Downloading http://fashion-mnist.s3-website.eu-central-1.amazonaws.com/t10k-labels-idx1-ubyte.gz
Downloading http://fashion-mnist.s3-website.eu-central-1.amazonaws.com/t10k-labels-idx1-ubyte.gz to data\FashionMNIST\raw\t10k-labels-idx1-ubyte.gz
100.0%
Extracting data\FashionMNIST\raw\t10k-labels-idx1-ubyte.gz to data\FashionMNIST\raw


Process finished with exit code 0

在工程的根目录下添加了如下文件：

我们将数据集作为参数传递给DataLoader。这在我们的数据集上封装了一个可迭代的，并支持自动批处理、采样、混洗和多进程数据加载。在这里，我们定义了一个64的批量大小，即数据加载器可迭代中的每个元素都将返回一批(64个特征和标签)。

batch_size = 64

# Create data loaders.
train_dataloader = DataLoader(training_data, batch_size=batch_size)
test_dataloader = DataLoader(test_data, batch_size=batch_size)

for X, y in test_dataloader:
    print(f"Shape of X [N, C, H, W]: {X.shape}")
    print(f"Shape of y: {y.shape} {y.dtype}")
    break

我们来看看输出：

Shape of X [N, C, H, W]: torch.Size([64, 1, 28, 28])
Shape of y: torch.Size([64]) torch.int64

创建模型

为了在PyTorch中定义神经网络，我们创建了一个继承自nn.Module的类。我们在__init__函数中定义网络的层，并在前向函数中指定数据如何通过网络。为了加速神经网络中的操作，我们将其移动到GPU或MPS（如果可用）。

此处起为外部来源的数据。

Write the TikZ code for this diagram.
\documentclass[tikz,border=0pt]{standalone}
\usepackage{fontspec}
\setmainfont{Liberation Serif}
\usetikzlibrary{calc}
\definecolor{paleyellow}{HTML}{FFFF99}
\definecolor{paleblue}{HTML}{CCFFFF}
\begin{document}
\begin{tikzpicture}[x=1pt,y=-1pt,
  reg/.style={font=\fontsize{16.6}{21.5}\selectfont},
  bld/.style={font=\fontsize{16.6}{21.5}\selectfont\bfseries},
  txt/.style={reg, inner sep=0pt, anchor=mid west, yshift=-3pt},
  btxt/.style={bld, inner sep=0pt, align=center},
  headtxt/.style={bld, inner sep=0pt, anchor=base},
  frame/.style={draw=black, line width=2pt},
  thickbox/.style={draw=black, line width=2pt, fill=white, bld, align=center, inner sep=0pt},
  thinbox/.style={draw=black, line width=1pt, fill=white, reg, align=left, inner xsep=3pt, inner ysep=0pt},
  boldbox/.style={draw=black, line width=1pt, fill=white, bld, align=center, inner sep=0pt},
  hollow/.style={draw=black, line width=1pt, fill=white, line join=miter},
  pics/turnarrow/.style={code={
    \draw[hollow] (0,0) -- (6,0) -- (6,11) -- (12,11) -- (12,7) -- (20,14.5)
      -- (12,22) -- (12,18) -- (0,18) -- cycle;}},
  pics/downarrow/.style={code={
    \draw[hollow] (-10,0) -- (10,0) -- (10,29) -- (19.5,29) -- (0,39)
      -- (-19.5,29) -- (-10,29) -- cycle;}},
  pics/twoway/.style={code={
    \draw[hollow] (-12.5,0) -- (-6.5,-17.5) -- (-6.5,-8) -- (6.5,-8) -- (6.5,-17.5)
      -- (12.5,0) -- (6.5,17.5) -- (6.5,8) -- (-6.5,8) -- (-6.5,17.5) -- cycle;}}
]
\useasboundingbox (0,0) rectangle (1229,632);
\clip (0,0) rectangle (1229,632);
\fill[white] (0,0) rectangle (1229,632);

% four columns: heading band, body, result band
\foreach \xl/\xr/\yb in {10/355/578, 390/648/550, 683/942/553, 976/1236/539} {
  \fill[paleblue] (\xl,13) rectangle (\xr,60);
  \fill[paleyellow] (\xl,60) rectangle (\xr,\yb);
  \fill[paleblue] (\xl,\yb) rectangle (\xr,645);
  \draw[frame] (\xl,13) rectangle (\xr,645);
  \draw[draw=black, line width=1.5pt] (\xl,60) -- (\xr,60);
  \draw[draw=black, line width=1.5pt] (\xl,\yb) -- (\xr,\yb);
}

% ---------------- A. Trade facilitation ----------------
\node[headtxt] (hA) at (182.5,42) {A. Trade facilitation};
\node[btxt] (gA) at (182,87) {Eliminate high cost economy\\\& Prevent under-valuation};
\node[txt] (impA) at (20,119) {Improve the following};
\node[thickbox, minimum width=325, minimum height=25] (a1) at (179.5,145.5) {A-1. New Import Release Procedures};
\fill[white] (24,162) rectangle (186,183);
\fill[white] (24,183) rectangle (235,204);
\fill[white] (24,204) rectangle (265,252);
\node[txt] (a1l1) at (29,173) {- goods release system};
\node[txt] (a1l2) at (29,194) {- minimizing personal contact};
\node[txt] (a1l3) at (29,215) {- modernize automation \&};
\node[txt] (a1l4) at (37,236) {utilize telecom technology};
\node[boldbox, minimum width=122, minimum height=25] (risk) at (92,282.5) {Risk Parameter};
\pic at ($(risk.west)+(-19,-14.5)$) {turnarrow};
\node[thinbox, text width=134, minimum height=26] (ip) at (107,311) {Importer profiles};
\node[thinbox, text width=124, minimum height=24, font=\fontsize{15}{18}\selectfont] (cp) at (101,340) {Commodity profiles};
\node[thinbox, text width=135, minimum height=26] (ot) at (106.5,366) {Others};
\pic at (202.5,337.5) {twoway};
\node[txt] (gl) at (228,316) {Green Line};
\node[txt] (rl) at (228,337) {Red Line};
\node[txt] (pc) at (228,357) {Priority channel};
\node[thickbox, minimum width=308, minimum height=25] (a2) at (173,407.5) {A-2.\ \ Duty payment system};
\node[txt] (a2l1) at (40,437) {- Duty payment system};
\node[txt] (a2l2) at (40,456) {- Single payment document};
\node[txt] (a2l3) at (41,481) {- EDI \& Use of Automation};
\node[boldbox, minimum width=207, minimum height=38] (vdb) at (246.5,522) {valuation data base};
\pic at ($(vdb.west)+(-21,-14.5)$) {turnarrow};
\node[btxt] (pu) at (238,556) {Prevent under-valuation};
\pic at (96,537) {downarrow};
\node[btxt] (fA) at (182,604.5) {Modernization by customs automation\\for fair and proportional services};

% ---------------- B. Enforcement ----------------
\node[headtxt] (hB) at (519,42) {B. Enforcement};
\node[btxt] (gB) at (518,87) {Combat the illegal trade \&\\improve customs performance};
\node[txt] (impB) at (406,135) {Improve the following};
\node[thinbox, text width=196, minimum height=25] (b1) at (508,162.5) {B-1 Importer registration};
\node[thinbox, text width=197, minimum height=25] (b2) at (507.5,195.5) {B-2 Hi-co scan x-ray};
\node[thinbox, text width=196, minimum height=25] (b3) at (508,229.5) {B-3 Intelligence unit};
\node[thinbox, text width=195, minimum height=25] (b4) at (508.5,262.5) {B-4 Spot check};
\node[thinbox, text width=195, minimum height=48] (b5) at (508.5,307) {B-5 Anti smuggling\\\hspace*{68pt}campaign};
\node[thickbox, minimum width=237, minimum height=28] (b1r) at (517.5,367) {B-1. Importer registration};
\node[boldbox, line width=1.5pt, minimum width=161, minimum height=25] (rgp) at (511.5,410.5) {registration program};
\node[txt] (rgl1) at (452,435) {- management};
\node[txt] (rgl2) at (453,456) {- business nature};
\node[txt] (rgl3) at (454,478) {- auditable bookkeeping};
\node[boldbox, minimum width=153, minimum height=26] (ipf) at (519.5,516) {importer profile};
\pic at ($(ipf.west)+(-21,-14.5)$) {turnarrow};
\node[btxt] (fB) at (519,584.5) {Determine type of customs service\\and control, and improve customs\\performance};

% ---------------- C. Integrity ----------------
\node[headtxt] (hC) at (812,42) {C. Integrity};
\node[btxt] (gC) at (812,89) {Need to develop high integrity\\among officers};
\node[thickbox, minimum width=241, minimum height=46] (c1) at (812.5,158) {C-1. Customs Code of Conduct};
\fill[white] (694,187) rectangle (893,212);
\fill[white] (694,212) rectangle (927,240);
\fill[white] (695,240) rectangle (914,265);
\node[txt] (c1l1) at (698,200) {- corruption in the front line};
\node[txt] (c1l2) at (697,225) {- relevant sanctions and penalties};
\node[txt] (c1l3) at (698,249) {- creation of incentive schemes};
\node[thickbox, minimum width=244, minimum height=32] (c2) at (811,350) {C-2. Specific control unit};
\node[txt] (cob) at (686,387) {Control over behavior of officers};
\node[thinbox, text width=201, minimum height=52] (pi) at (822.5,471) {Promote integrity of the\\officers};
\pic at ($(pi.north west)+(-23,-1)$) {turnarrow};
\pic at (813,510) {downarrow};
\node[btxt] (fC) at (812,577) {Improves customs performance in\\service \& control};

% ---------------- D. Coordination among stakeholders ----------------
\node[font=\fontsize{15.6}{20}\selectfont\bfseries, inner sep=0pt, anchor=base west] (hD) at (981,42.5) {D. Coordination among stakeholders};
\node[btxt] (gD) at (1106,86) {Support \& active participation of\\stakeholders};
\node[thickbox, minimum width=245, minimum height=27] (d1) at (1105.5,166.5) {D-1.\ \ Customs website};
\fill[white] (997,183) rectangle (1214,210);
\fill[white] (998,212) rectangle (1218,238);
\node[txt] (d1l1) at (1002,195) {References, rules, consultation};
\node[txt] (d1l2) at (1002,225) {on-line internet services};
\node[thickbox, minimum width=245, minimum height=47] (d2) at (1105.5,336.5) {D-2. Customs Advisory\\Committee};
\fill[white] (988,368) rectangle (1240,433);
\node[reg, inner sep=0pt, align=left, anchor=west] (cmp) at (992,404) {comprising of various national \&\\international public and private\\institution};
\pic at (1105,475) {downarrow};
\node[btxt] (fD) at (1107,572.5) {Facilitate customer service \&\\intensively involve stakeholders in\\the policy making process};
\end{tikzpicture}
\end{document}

# Get cpu, gpu or mps device for training.
device = (
    "cuda"
    if torch.cuda.is_available()
    else "mps"
    if torch.backends.mps.is_available()
    else "cpu"
)
print(f"Using {device} device")

# Define model
class NeuralNetwork(nn.Module):
    def __init__(self):
        super().__init__()
        self.flatten = nn.Flatten()
        self.linear_relu_stack = nn.Sequential(
            nn.Linear(28*28, 512),
            nn.ReLU(),
            nn.Linear(512, 512),
            nn.ReLU(),
            nn.Linear(512, 10)
        )

    def forward(self, x):
        x = self.flatten(x)
        logits = self.linear_relu_stack(x)
        return logits

model = NeuralNetwork().to(device)
print(model)

输出如下：

Using cpu device
NeuralNetwork(
  (flatten): Flatten(start_dim=1, end_dim=-1)
  (linear_relu_stack): Sequential(
    (0): Linear(in_features=784, out_features=512, bias=True)
    (1): ReLU()
    (2): Linear(in_features=512, out_features=512, bias=True)
    (3): ReLU()
    (4): Linear(in_features=512, out_features=10, bias=True)
  )
)

优化模型参数

为了训练模型，我们需要一个损失函数和一个优化器。

loss_fn = nn.CrossEntropyLoss()
optimizer = torch.optim.SGD(model.parameters(), lr=1e-3)

在单个训练循环中，模型对训练数据集进行预测（分批提供给它），并对预测误差进行反向传播以调整模型的参数。

def train(dataloader, model, loss_fn, optimizer):
    size = len(dataloader.dataset)
    model.train()
    for batch, (X, y) in enumerate(dataloader):
        X, y = X.to(device), y.to(device)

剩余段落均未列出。